Cada frase e relato de Mário Gobbi revelam traços de sua personalidade que ele assume com orgulho. Durante a entrevista, o presidente se definiu como dócil, meigo, sensível e romântico. Características que não se perderam nem mesmo depois que ele passou no concurso para se tornar delegado de polícia. Segundo ele, mais uma obra divina. Apenas por um ano ele foi plantonista no 91º Distrito Policial. Não passou por nenhuma situação de risco e aproveitou para fazer trabalho social para curar a frustração de ver miseráveis e não poder fazer nada.
Apaixonado por presidir inquéritos policiais, ele passou a trabalhar na Secretaria da Justiça, levado por Antônio Cláudio Mariz de Oliveira, advogado de quem até hoje diz ser cria. Mas foi em outro trabalho, na assessoria do diretor-geral do Detran, que o Corinthians deixou de ser uma paixão para se tornar a obrigação de Mário Gobbi. Foi lá que ele conheceu o ex-presidente Wadih Helu, que notou seu interesse e conhecimento da história alvinegra e passou a inseri-lo cada vez mais no clube.
A oposição a Dualib e a pérola na montanha
em 2010 (Foto: Diego Ribeiro / globoesporte.com)
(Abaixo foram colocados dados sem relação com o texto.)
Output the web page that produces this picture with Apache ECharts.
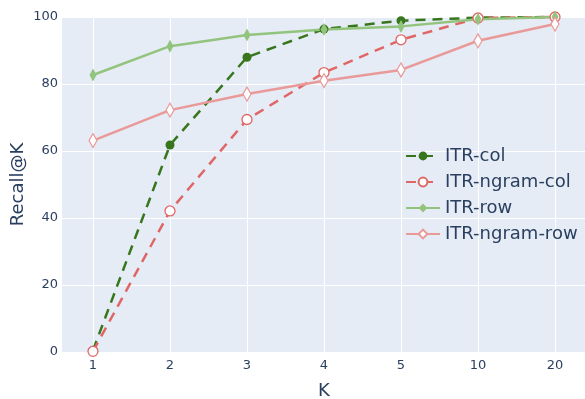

- O Andrés ganhou a presidência e me chamou para ser diretor de futebol. Eu falei que iríamos ouvir minha esposa, porque num cargo desses você abre mão de uma série de coisas. Se ela não fechar junto, você não consegue. Tomamos um uísque, que ele gosta, fomos jantar e ela disse: "Mário, vai que você vai se dar bem". Resolvi encarar a voz dela como se fosse a voz de Deus.
O meigo Mário Gobbi só tinha um problema nas mãos: não conhecia praticamente nada de futebol. Por isso, segundo ele mesmo conta, passou os primeiros seis meses do cargo calado e teve dois excelentes professores: Antonio Carlos, hoje técnico do Audax, e Mano Menezes, agora na seleção brasileira.
O sucesso na função o levou à presidência. De sócio a principal homem do clube em apenas dez anos, trajetória que ele considera "meteórica" e teve seu auge com o título da Taça Libertadores. Em 2010, na diretoria de futebol, Gobbi discursou aos jogadores, no primeiro dia da pré-temporada, que no ano do centenário havia uma pérola muito rara para ser alcançada sobre a montanha. A pérola era a Libertadores, mas a derrota para o Flamengo nas oitavas de final brecou a escalada. O topo da montanha chegaria em 2012, assim como a comprovação de que o discurso havia marcado o coração dos atletas.
Libertadores: a pérola na montanha (Foto: AFP)
Mário administra o futebol corintiano baseado na "política de prevenção". O volante Paulinho é o exemplo mais claro. Preparado para substituir Elias, é notório que ele não deverá ficar muito tempo no futebol brasileiro. Por isso, o presidente já buscou Guilherme na Portuguesa. Seu lema é não fazer mais de uma alteração por posição no grupo de uma competição para a outra.
Posso te garantir que nem se eu reencarnasse mais 100 mil vezes, voltarei a ser presidente do Corinthians"
Mário Gobbi
Fato é que, depois do início de 2015, quando terminar o mandato à frente do Corinthians, Mário Gobbi não tem mais pretensões políticas. Vai retirar seus pertences da ampla sala. Entre eles, uma carta escrita pela mãe, Marlene, ao tio Gerson em janeiro de 1979, quando o filho se mudou para São Paulo. Palavras emocionadas de uma mãe preocupada, mas esperançosa no futuro de seu tesouro: "O meu coração de mãe diz que tudo dará certo. E toda mãe conhece o filho que tem, suas virtudes, seus defeitos. E eu boto uma fé danada nele", diz trecho da correspondência que está enquadrada na parede.
Encerrado o mandato, Gobbi voltará para sua casa, colocará a mochila no banco de trás do carro e sairá em viagem com Alessandra. Vai aproveitar a vida, obssessão tão grande que levou o casal a optar por não ter filhos. Para eles, uma criança exigiria uma criação com regalias e atenção que acabaria os impedindo de curtir a boa vida.
Católico, mas respeitoso a todas as religiões, Mário admite que poderá ter, na próxima encarnação, a missão de ser pai. Mas também usa o espiritismo para mostrar o fardo que é comandar um dos maiores clubes do país:
- Posso te garantir que nem se eu reencarnasse mais 100 mil vezes, voltarei a ser presidente do Corinthians (risos).